Contrary to Crowley’s assertion that Mr. Obama had called the attack in Benghazi a terror attack the next day in the Rose Garden, he did not. In fact, for two weeks following the attack the Administration uniformly referred to it as a result of a spontaneous protest over an obscure film that offended Muslims.

Mr. Romney was prepared a delivered a serious blow to Mr. Obama by pointing out the Administration’s spin on Benghazi but ran into Ms. Crowley running interference. This was yet another setback for the mainstream media in these debates.

STILL NO ECONOMIC PLAN FROM THE PRESIDENT. Missing from the debate was any appearance of a second term economic agenda from Mr. Obama – an important omission in an environment where the economy is by far the top issue on people’s minds. We do know that Mr. Obama believes taxes are not high enough, we need more regulations, and he lacks any real interest in curbing spending. We know this not from an economic plan, but rather from his record.

ROMNEY TURNED THE WOMEN’S PAY ISSUE TO HIS ADVANTAGE. For Democrats, women’s pay equity is a favorite. One would think that with total control of Washington in his first two years, if there was a solution to this the Democrats would have solved it and been done with it. Yet, the women in CNN’s undecided voter focus group loved Mr. Romney’s answer to the issue, pointing to his record as Governor and how he went about finding more women for his cabinet. What could have been a clear winner for Mr. Obama in the debate instead benefitted Mr. Romney.

HOPE AND CHANGE HAS COME AND GONE. The positive, optimistic candidate of hope and change is gone. Mr. Obama has descended into the realm of bitterness and frustration, and it consistently shows in these debates. Despite a slogan of “Forward,” there is no positive vision of the future in Mr. Obama’s rhetoric.

ROMNEY DISTANCES HIMSELF FROM BUSH IN TARGETED, FOCUSED WAY AND PULLS IT OFF. Mr. Romney needed to respond to the question concerning what separates him from President Bush in way that would translate into a net positive for him without alienating Republicans or appearing to throw his own party under the bus. The thrust of his answer was that President Bush had different policies for different times, and that was the right answer. He also threw in some criticism of spending under the former President, but in the same breath noted how much worse the problem is under Mr. Obama.

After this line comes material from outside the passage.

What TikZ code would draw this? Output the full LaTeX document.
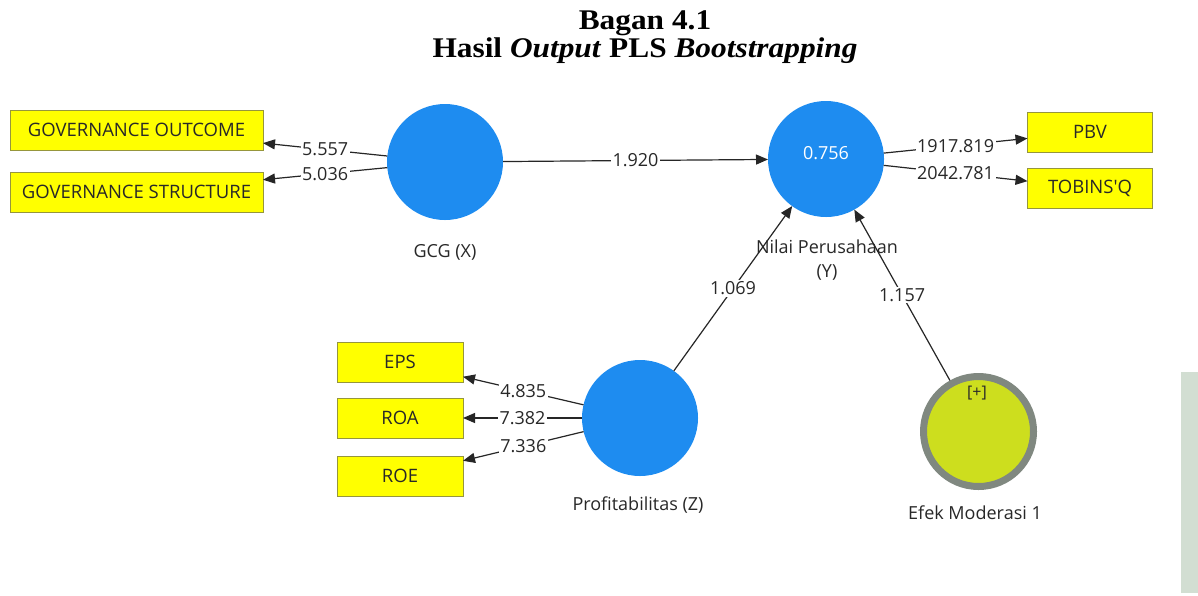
\documentclass[tikz,border=0pt]{standalone}
\usepackage{fontspec}
\setmainfont{Liberation Serif}
\newfontfamily\uifont{Open Sans}
\usetikzlibrary{arrows.meta}
\definecolor{lvblue}{RGB}{30,140,240}
\definecolor{indyel}{RGB}{255,255,0}
\definecolor{indborder}{RGB}{150,150,60}
\definecolor{modfill}{RGB}{205,222,30}
\definecolor{modring}{RGB}{128,136,128}
\definecolor{wmark}{RGB}{210,222,210}
\definecolor{txt}{RGB}{40,40,40}
\begin{document}
\begin{tikzpicture}[x=1pt,y=-1pt,
  ind/.style={draw=indborder, line width=1pt, fill=indyel, minimum height=40pt, inner sep=0pt, outer sep=0pt, font=\uifont\fontsize{18.5}{22}\selectfont, text=txt},
  lv/.style={circle, fill=lvblue, minimum size=116pt, inner sep=0pt, outer sep=0pt},
  arr/.style={-{Triangle[length=12pt,width=10pt]}, line width=1.2pt, black!85},
  lbl/.style={fill=white, inner sep=1.5pt, font=\uifont\fontsize{18}{22}\selectfont, text=txt},
  lvname/.style={font=\uifont\fontsize{18}{24}\selectfont, text=txt, align=center, inner sep=0pt}
]
\useasboundingbox (0,0) rectangle (1198,595);
\fill[white] (0,0) rectangle (1198,595);
% watermark strip
\fill[wmark] (1181,372) rectangle (1198,593);
% title
\node[anchor=base, font=\bfseries\fontsize{28.5}{30}\selectfont, xscale=1.1, transform shape] (t1) at (645,29) {Bagan 4.1};
\node[anchor=base, font=\bfseries\fontsize{28.5}{30}\selectfont, xscale=1.1, transform shape] (t2) at (645,57) {Hasil \textit{Output} PLS \textit{Bootstrapping}};
% indicators
\node[ind, minimum width=253pt] (go) at (136.5,130) {GOVERNANCE OUTCOME};
\node[ind, minimum width=253pt] (gs) at (136.5,192) {GOVERNANCE STRUCTURE};
\node[ind, minimum width=125pt] (pbv) at (1090,132) {PBV};
\node[ind, minimum width=125pt] (tq) at (1090,188) {TOBINS'Q};
\node[ind, minimum width=126pt] (eps) at (400,362) {EPS};
\node[ind, minimum width=126pt] (roa) at (400,418) {ROA};
\node[ind, minimum width=126pt] (roe) at (400,476) {ROE};
% latent variables
\node[lv] (gcg) at (445,162) {};
\node[lv] (nilai) at (826,159) {};
\node[lv] (prof) at (640,418) {};
\node[circle, fill=modfill, draw=modring, line width=7pt, minimum size=110pt, inner sep=0pt, outer sep=3.5pt] (efek) at (978.5,431.5) {};
\node[font=\uifont\fontsize{18}{22}\selectfont, text=white] (r2) at (826,153) {0.756};
\node[font=\uifont\fontsize{16}{18}\selectfont, text=txt] (plus) at (977,393) {[+]};
% names
\node[lvname] (ngcg) at (445,252) {GCG (X)};
\node[lvname] (nnilai) at (827,260) {Nilai Perusahaan\\(Y)};
\node[lvname] (nprof) at (638,505) {Profitabilitas (Z)};
\node[lvname] (nefek) at (975,513) {Efek Moderasi 1};
% paths
\draw[arr] (gcg) -- node[lbl]{5.557} (go);
\draw[arr] (gcg) -- node[lbl]{5.036} (gs);
\draw[arr] (gcg) -- node[lbl]{1.920} (nilai);
\draw[arr] (nilai) -- node[lbl]{1917.819} (pbv);
\draw[arr] (nilai) -- node[lbl]{2042.781} (tq);
\draw[arr] (prof) -- node[lbl]{4.835} (eps);
\draw[arr] (prof) -- node[lbl]{7.382} (roa);
\draw[arr] (prof) -- node[lbl]{7.336} (roe);
\draw[arr] (prof) -- node[lbl]{1.069} (nilai);
\draw[arr] (efek) -- node[lbl]{1.157} (nilai);
\end{tikzpicture}
\end{document}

Finally, on all the issues that count, Mr. Romney won the day according to CNN’s post debate poll which found voters say Mr. Romney would do a better economy on the budget, the deficit, and the economy – all of which are the top issues on the minds of voters.

Absent some major domestic or international development, the candidates have only one more shot to fundamentally shift this campaign’s dynamic. As of today, the momentum still favors Mr. Romney.